The second dimension of culture shock is what I find to be especially interesting, particularly in my more self-absorbed moments. It is the fact that I am always shocked by culture shock. Although my international experiences have been short term, they have generally been long enough to give me a taste of culture shock. Each time, however, it comes as a fresh surprise. “Why do I feel so crappy?” I used to ask myself (now Todd is the lucky recipient of these rants). “I was so excited to come here. Why do I hate it right now?” Classic culture shock behaviour, and yet it still surprises me.
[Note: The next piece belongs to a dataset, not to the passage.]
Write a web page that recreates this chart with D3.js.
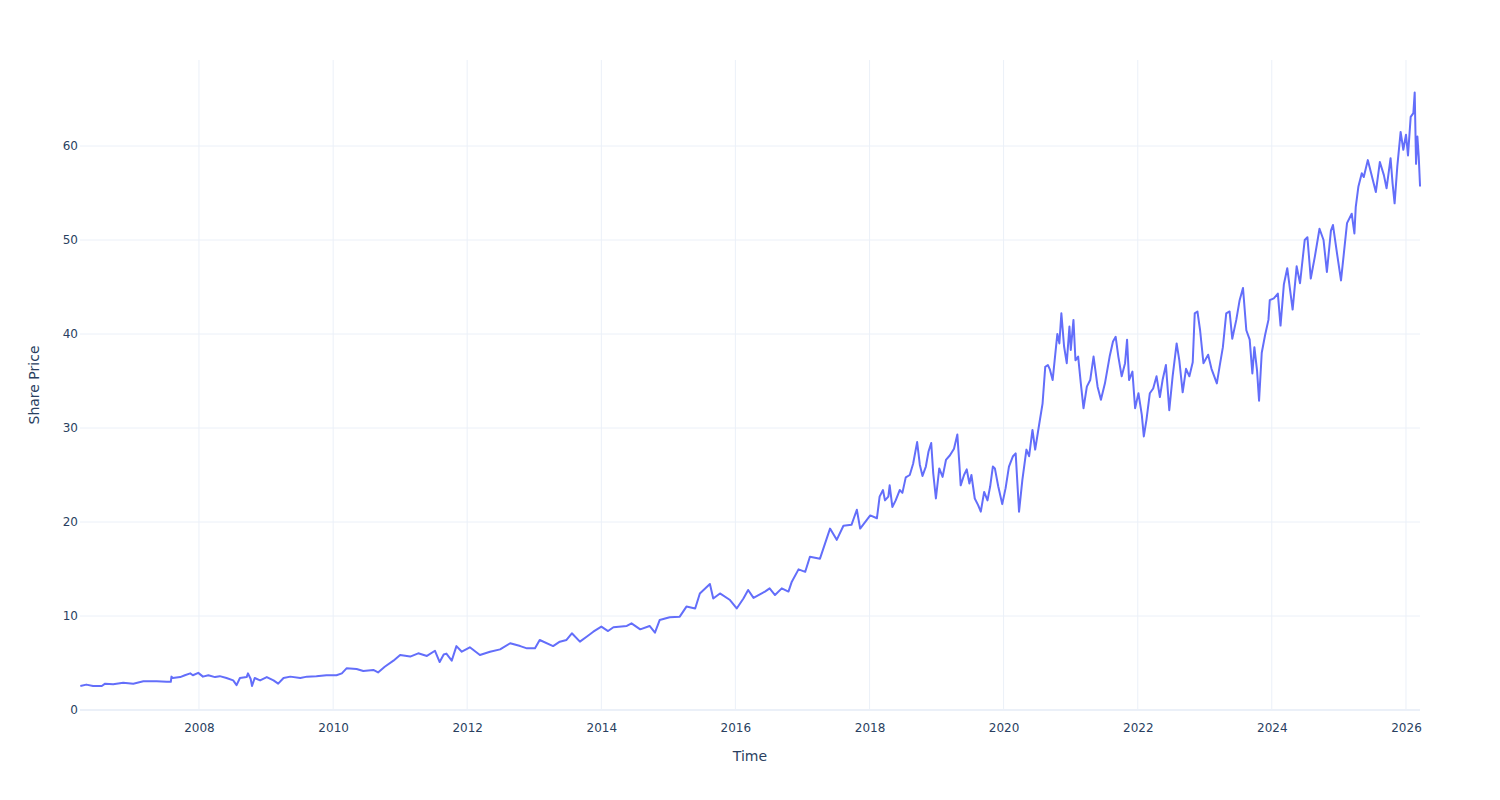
<!DOCTYPE html>
<html>
<head>
<meta charset="utf-8">
<script src="https://cdn.jsdelivr.net/npm/d3@7"></script>
<style>
  html, body { margin: 0; padding: 0; background: #fff; }
  svg { display: block; font-family: "DejaVu Sans", Verdana, Arial, sans-serif; }
</style>
</head>
<body>
<svg id="chart" width="1500" height="800"></svg>
<script>
// [decimal year, share price]
const pricePoints = [
  [2006.23,2.55],[2006.32,2.70],[2006.42,2.55],[2006.55,2.55],[2006.60,2.80],[2006.72,2.75],
  [2006.87,2.90],[2007.02,2.80],[2007.17,3.05],[2007.37,3.05],[2007.52,3.00],[2007.58,3.00],
  [2007.59,3.55],[2007.61,3.40],[2007.72,3.50],[2007.79,3.70],[2007.87,3.90],[2007.91,3.70],
  [2007.99,3.95],[2008.06,3.55],[2008.14,3.70],[2008.24,3.50],[2008.31,3.60],[2008.41,3.40],
  [2008.51,3.15],[2008.56,2.65],[2008.61,3.40],[2008.71,3.50],[2008.73,3.90],[2008.77,3.30],
  [2008.79,2.55],[2008.83,3.40],[2008.91,3.15],[2009.01,3.50],[2009.11,3.15],[2009.18,2.80],
  [2009.26,3.40],[2009.36,3.55],[2009.51,3.40],[2009.61,3.55],[2009.75,3.60],[2009.90,3.70],
  [2010.05,3.70],[2010.13,3.90],[2010.20,4.43],[2010.35,4.37],[2010.45,4.15],[2010.60,4.26],
  [2010.67,4.00],[2010.77,4.60],[2010.90,5.25],[2011.00,5.85],[2011.15,5.68],[2011.27,6.03],
  [2011.40,5.75],[2011.52,6.30],[2011.59,5.10],[2011.65,5.90],[2011.69,6.00],[2011.77,5.25],
  [2011.84,6.80],[2011.92,6.20],[2012.04,6.67],[2012.19,5.85],[2012.34,6.20],[2012.49,6.45],
  [2012.64,7.10],[2012.79,6.80],[2012.89,6.56],[2013.01,6.56],[2013.08,7.45],[2013.28,6.80],
  [2013.38,7.27],[2013.48,7.45],[2013.56,8.16],[2013.68,7.27],[2013.78,7.80],[2013.88,8.33],
  [2014.00,8.87],[2014.10,8.40],[2014.18,8.80],[2014.38,8.94],[2014.45,9.22],[2014.58,8.58],
  [2014.72,8.94],[2014.80,8.23],[2014.87,9.57],[2015.02,9.86],[2015.17,9.93],[2015.27,11.0],
  [2015.40,10.8],[2015.47,12.4],[2015.62,13.4],[2015.67,11.86],[2015.77,12.4],[2015.92,11.7],
  [2016.02,10.8],[2016.12,11.86],[2016.19,12.77],[2016.27,11.93],[2016.44,12.6],[2016.51,12.94],
  [2016.59,12.23],[2016.69,12.94],[2016.79,12.6],[2016.84,13.65],[2016.94,14.96],[2017.04,14.7],
  [2017.11,16.3],[2017.26,16.1],[2017.41,19.3],[2017.51,18.1],[2017.61,19.6],[2017.73,19.7],
  [2017.81,21.3],[2017.86,19.3],[2018.01,20.7],[2018.11,20.4],
  [2018.15,22.7],[2018.20,23.4],[2018.23,22.3],[2018.28,22.7],[2018.30,23.9],[2018.34,21.6],
  [2018.39,22.3],[2018.45,23.4],[2018.49,23.1],[2018.54,24.75],[2018.60,25.0],[2018.65,26.2],
  [2018.71,28.5],[2018.75,26.1],[2018.79,24.9],[2018.84,25.9],[2018.88,27.5],[2018.92,28.4],
  [2018.95,25.2],[2018.99,22.5],[2019.04,25.7],[2019.09,24.8],[2019.14,26.6],[2019.20,27.1],
  [2019.26,27.8],[2019.31,29.3],[2019.34,26.2],[2019.36,23.9],[2019.41,25.0],[2019.45,25.6],
  [2019.49,24.1],[2019.52,25.0],[2019.57,22.5],[2019.62,21.8],[2019.66,21.1],[2019.71,23.2],
  [2019.76,22.3],[2019.80,23.8],[2019.84,25.9],[2019.87,25.7],[2019.92,23.8],[2019.98,21.9],
  [2020.03,23.6],[2020.08,25.9],[2020.14,27.0],[2020.18,27.3],[2020.23,21.1],[2020.28,24.5],
  [2020.34,27.7],[2020.38,27.0],[2020.43,29.8],[2020.47,27.7],[2020.53,30.4],
  [2020.58,32.6],[2020.62,36.5],[2020.66,36.7],[2020.69,36.2],[2020.73,35.1],[2020.76,37.2],
  [2020.80,40.0],[2020.83,39.0],[2020.86,42.2],[2020.90,38.7],[2020.94,36.9],[2020.98,40.8],
  [2021.00,38.3],[2021.04,41.5],[2021.07,37.2],[2021.11,37.6],[2021.15,34.75],[2021.19,32.1],
  [2021.24,34.4],[2021.29,35.1],[2021.34,37.6],[2021.40,34.4],[2021.45,33.0],[2021.51,34.75],
  [2021.58,37.6],[2021.63,39.2],[2021.67,39.7],[2021.71,37.6],[2021.76,35.5],[2021.81,36.9],
  [2021.84,39.4],[2021.87,35.1],[2021.92,36.0],[2021.96,32.1],[2022.01,33.7],[2022.06,31.4],
  [2022.09,29.1],[2022.13,30.9],[2022.18,33.7],[2022.23,34.2],[2022.28,35.5],[2022.33,33.3],
  [2022.37,35.1],[2022.42,36.7],[2022.47,31.9],[2022.52,35.5],[2022.58,39.0],[2022.62,37.2],
  [2022.67,33.8],[2022.72,36.3],[2022.77,35.5],[2022.82,37.0],[2022.85,42.2],[2022.89,42.4],
  [2022.93,40.4],[2022.98,36.9],[2023.05,37.8],[2023.10,36.3],[2023.18,34.75],[2023.22,36.5],
  [2023.27,38.6],[2023.32,42.2],[2023.37,42.4],[2023.41,39.5],[2023.47,41.5],[2023.52,43.6],
  [2023.57,44.9],[2023.62,40.4],[2023.67,39.4],[2023.71,35.8],[2023.74,38.6],[2023.78,36.1],
  [2023.81,32.9],[2023.85,38.0],[2023.90,39.9],[2023.95,41.5],[2023.97,43.6],[2024.03,43.8],
  [2024.09,44.3],[2024.13,40.9],[2024.18,45.3],[2024.23,47.0],[2024.31,42.6],[2024.37,47.2],
  [2024.42,45.4],[2024.49,50.0],[2024.53,50.3],[2024.58,45.9],[2024.64,48.2],[2024.71,51.2],
  [2024.77,50.0],[2024.82,46.6],[2024.88,51.0],[2024.91,51.6],[2024.97,48.6],[2025.03,45.7],
  [2025.07,48.4],[2025.12,51.8],[2025.19,52.8],[2025.23,50.7],[2025.25,53.5],[2025.29,55.7],
  [2025.34,57.1],[2025.37,56.7],[2025.43,58.5],[2025.48,57.1],[2025.55,55.1],[2025.61,58.3],
  [2025.67,56.9],[2025.71,55.5],[2025.77,58.7],[2025.80,56.0],[2025.83,53.9],[2025.87,57.8],
  [2025.92,61.5],[2025.96,59.6],[2026.00,61.2],[2026.03,59.0],[2026.07,63.1],[2026.11,63.5],
  [2026.13,65.7],[2026.15,58.1],[2026.17,61.0],[2026.19,58.9],[2026.21,55.7]
];
const xStart = 2006.225, xEnd = 2026.209;
const yMax = 69.15;
const yTicks = [0, 10, 20, 30, 40, 50, 60];
const xTickYears = [2008, 2010, 2012, 2014, 2016, 2018, 2020, 2022, 2024, 2026];
const xTitle = "Time", yTitle = "Share Price";

function toDate(y) {
  const yr = Math.floor(y);
  const s = new Date(yr, 0, 1), e = new Date(yr + 1, 0, 1);
  return new Date(+s + (y - yr) * (e - s));
}
const data = pricePoints.map(p => ({ d: toDate(p[0]), v: p[1] }));

const W = 1500, H = 800;
const m = { l: 80, r: 80, t: 60, b: 90 };
const svg = d3.select("#chart");
const x = d3.scaleTime().domain([toDate(xStart), toDate(xEnd)]).range([m.l, W - m.r]);
const y = d3.scaleLinear().domain([0, yMax]).range([H - m.b, m.t]);

const grid = "#EBF0F8", txt = "#2a3f5f";
const font = '"DejaVu Sans", Verdana, Arial, sans-serif';

// vertical grid
svg.append("g").selectAll("line").data(xTickYears).join("line")
  .attr("x1", d => x(new Date(d, 0, 1))).attr("x2", d => x(new Date(d, 0, 1)))
  .attr("y1", m.t).attr("y2", H - m.b)
  .attr("stroke", grid).attr("stroke-width", 1);
// horizontal grid
svg.append("g").selectAll("line").data(yTicks).join("line")
  .attr("x1", m.l).attr("x2", W - m.r)
  .attr("y1", d => y(d)).attr("y2", d => y(d))
  .attr("stroke", grid).attr("stroke-width", d => d === 0 ? 2 : 1);

// x axis
const xAxis = d3.axisBottom(x)
  .tickValues(xTickYears.map(d => new Date(d, 0, 1)))
  .tickFormat(d3.timeFormat("%Y")).tickSize(0).tickPadding(13);
const gx = svg.append("g").attr("transform", `translate(0,${H - m.b})`).call(xAxis);
gx.select(".domain").remove();
gx.selectAll("text").attr("fill", txt).style("font-size", "12px").style("font-family", font);

// y axis
const yAxis = d3.axisLeft(y).tickValues(yTicks).tickSize(0).tickPadding(2);
const gy = svg.append("g").attr("transform", `translate(${m.l},0)`).call(yAxis);
gy.select(".domain").remove();
gy.selectAll("text").attr("fill", txt).style("font-size", "12px").style("font-family", font);

// line
const line = d3.line().x(d => x(d.d)).y(d => y(d.v));
svg.append("path").datum(data)
  .attr("d", line).attr("fill", "none")
  .attr("stroke", "#636efa").attr("stroke-width", 2)
  .attr("stroke-linejoin", "round");

// titles
svg.append("text").attr("x", (m.l + W - m.r) / 2).attr("y", 761)
  .attr("text-anchor", "middle").attr("fill", txt).style("font-size", "14px").text(xTitle);
svg.append("text").attr("transform", `translate(39,${(m.t + H - m.b) / 2}) rotate(-90)`)
  .attr("text-anchor", "middle").attr("fill", txt).style("font-size", "14px").text(yTitle);
</script>
</body>
</html>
I’ve spent the past 7 years (gaahhhhh!! My youth is gone!!) in the realms of academia, and if there is one thing that has been beaten into me, it is to question and analyze everything. This lesson is still fresh, and I find myself applying it to my adjustment process. It’s like an out of body experience, with Ruth The Academic analyzing Ruth The Emotional Spazz. “Now you’re going through Stage 1 (“I love it here! Everything here is amazing!”). Now you’re experiencing Stage 2 (“I hate everything! I’m sick of Thai food! Our apartment smells like garbage!”).” Currently, I am in a vaguely depressed stage – I’m no longer spazzing out, but I’m starting to miss my friends and family, my house and my University, and being able to blend in with the general population. This, too, is classic culture shock.
Even though I can analyze it, and step outside of it for a moment, it still blindsides me. It still shocks me.